>> START

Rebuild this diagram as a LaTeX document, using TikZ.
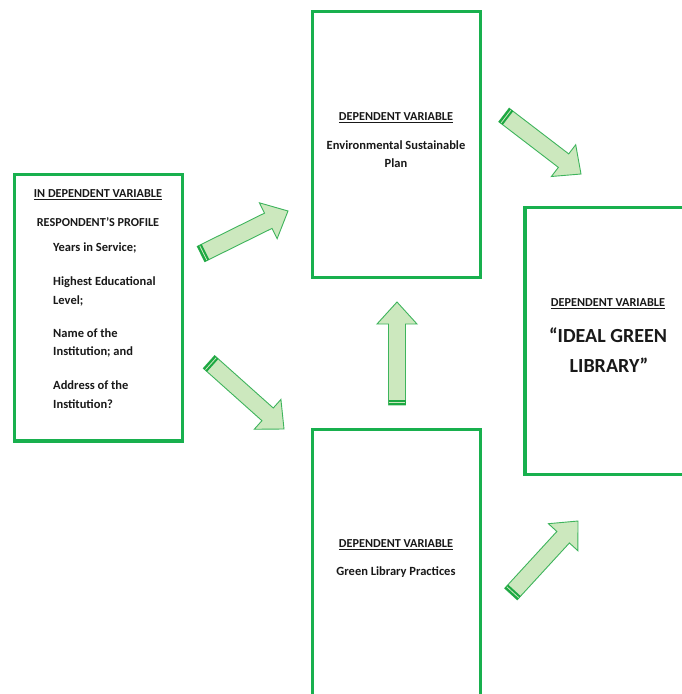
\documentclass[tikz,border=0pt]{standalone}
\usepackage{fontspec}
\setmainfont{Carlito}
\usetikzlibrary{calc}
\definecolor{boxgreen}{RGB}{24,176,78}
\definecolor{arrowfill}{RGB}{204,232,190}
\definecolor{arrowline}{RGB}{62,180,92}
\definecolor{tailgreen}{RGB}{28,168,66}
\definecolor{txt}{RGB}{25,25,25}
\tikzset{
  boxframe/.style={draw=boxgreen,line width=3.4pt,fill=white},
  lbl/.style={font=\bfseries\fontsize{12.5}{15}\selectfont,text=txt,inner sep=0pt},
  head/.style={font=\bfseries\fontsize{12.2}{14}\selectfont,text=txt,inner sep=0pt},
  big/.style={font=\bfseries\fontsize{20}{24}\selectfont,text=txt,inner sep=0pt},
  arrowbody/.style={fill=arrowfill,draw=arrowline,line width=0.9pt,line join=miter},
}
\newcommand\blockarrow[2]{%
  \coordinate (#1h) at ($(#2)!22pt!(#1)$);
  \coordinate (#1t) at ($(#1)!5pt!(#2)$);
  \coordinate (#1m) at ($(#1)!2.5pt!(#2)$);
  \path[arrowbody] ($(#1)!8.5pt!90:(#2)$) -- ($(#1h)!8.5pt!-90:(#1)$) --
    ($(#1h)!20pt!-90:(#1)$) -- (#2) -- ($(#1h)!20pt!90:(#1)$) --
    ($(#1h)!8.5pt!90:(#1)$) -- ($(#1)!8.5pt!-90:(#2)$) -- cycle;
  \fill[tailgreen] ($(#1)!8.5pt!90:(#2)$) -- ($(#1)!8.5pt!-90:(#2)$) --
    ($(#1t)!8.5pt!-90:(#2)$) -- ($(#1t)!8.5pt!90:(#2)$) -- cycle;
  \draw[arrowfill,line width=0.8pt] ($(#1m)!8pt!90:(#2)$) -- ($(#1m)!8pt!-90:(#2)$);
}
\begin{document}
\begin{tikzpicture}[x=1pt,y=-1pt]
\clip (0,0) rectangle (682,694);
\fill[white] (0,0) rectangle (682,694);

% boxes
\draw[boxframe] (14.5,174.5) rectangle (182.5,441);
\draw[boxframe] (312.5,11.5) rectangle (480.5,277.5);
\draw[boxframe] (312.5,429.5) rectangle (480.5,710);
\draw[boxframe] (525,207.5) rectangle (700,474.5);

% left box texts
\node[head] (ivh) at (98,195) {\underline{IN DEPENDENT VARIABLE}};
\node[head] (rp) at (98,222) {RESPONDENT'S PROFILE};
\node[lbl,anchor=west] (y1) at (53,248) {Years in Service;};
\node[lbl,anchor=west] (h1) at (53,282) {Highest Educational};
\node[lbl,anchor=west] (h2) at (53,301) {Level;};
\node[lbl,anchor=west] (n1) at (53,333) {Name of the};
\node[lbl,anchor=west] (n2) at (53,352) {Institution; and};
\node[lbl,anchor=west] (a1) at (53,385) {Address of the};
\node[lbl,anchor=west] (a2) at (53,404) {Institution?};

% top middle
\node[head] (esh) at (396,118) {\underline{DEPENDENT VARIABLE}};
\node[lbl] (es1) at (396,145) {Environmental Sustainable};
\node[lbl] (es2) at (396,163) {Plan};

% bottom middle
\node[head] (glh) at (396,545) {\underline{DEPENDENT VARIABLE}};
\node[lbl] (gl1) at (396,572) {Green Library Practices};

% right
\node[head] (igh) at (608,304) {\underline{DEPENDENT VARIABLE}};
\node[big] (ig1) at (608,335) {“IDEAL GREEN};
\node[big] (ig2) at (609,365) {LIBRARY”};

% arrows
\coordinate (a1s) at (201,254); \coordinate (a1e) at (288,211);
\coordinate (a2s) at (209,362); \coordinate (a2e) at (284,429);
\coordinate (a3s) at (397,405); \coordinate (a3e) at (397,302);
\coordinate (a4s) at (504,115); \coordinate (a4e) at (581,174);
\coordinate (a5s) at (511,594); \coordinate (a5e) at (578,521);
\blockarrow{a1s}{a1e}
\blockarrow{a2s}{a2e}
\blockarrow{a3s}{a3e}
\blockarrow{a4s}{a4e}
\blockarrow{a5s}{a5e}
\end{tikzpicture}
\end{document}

>> END

# [PROBLEM DETAILS]
Everything from the top line of the data down to and including the line with "(a2) at (53,404)" is to be copied, except the pictures.

# [WRITTEN ANSWER]
Rebuild this diagram as a LaTeX document, using TikZ.
\documentclass[tikz,border=0pt]{standalone}
\usepackage{fontspec}
\setmainfont{Carlito}
\usetikzlibrary{calc}
\definecolor{boxgreen}{RGB}{24,176,78}
\definecolor{arrowfill}{RGB}{204,232,190}
\definecolor{arrowline}{RGB}{62,180,92}
\definecolor{tailgreen}{RGB}{28,168,66}
\definecolor{txt}{RGB}{25,25,25}
\tikzset{
  boxframe/.style={draw=boxgreen,line width=3.4pt,fill=white},
  lbl/.style={font=\bfseries\fontsize{12.5}{15}\selectfont,text=txt,inner sep=0pt},
  head/.style={font=\bfseries\fontsize{12.2}{14}\selectfont,text=txt,inner sep=0pt},
  big/.style={font=\bfseries\fontsize{20}{24}\selectfont,text=txt,inner sep=0pt},
  arrowbody/.style={fill=arrowfill,draw=arrowline,line width=0.9pt,line join=miter},
}
\newcommand\blockarrow[2]{%
  \coordinate (#1h) at ($(#2)!22pt!(#1)$);
  \coordinate (#1t) at ($(#1)!5pt!(#2)$);
  \coordinate (#1m) at ($(#1)!2.5pt!(#2)$);
  \path[arrowbody] ($(#1)!8.5pt!90:(#2)$) -- ($(#1h)!8.5pt!-90:(#1)$) --
    ($(#1h)!20pt!-90:(#1)$) -- (#2) -- ($(#1h)!20pt!90:(#1)$) --
    ($(#1h)!8.5pt!90:(#1)$) -- ($(#1)!8.5pt!-90:(#2)$) -- cycle;
  \fill[tailgreen] ($(#1)!8.5pt!90:(#2)$) -- ($(#1)!8.5pt!-90:(#2)$) --
    ($(#1t)!8.5pt!-90:(#2)$) -- ($(#1t)!8.5pt!90:(#2)$) -- cycle;
  \draw[arrowfill,line width=0.8pt] ($(#1m)!8pt!90:(#2)$) -- ($(#1m)!8pt!-90:(#2)$);
}
\begin{document}
\begin{tikzpicture}[x=1pt,y=-1pt]
\clip (0,0) rectangle (682,694);
\fill[white] (0,0) rectangle (682,694);

% boxes
\draw[boxframe] (14.5,174.5) rectangle (182.5,441);
\draw[boxframe] (312.5,11.5) rectangle (480.5,277.5);
\draw[boxframe] (312.5,429.5) rectangle (480.5,710);
\draw[boxframe] (525,207.5) rectangle (700,474.5);

% left box texts
\node[head] (ivh) at (98,195) {\underline{IN DEPENDENT VARIABLE}};
\node[head] (rp) at (98,222) {RESPONDENT'S PROFILE};
\node[lbl,anchor=west] (y1) at (53,248) {Years in Service;};
\node[lbl,anchor=west] (h1) at (53,282) {Highest Educational};
\node[lbl,anchor=west] (h2) at (53,301) {Level;};
\node[lbl,anchor=west] (n1) at (53,333) {Name of the};
\node[lbl,anchor=west] (n2) at (53,352) {Institution; and};
\node[lbl,anchor=west] (a1) at (53,385) {Address of the};
\node[lbl,anchor=west] (a2) at (53,404) {Institution?};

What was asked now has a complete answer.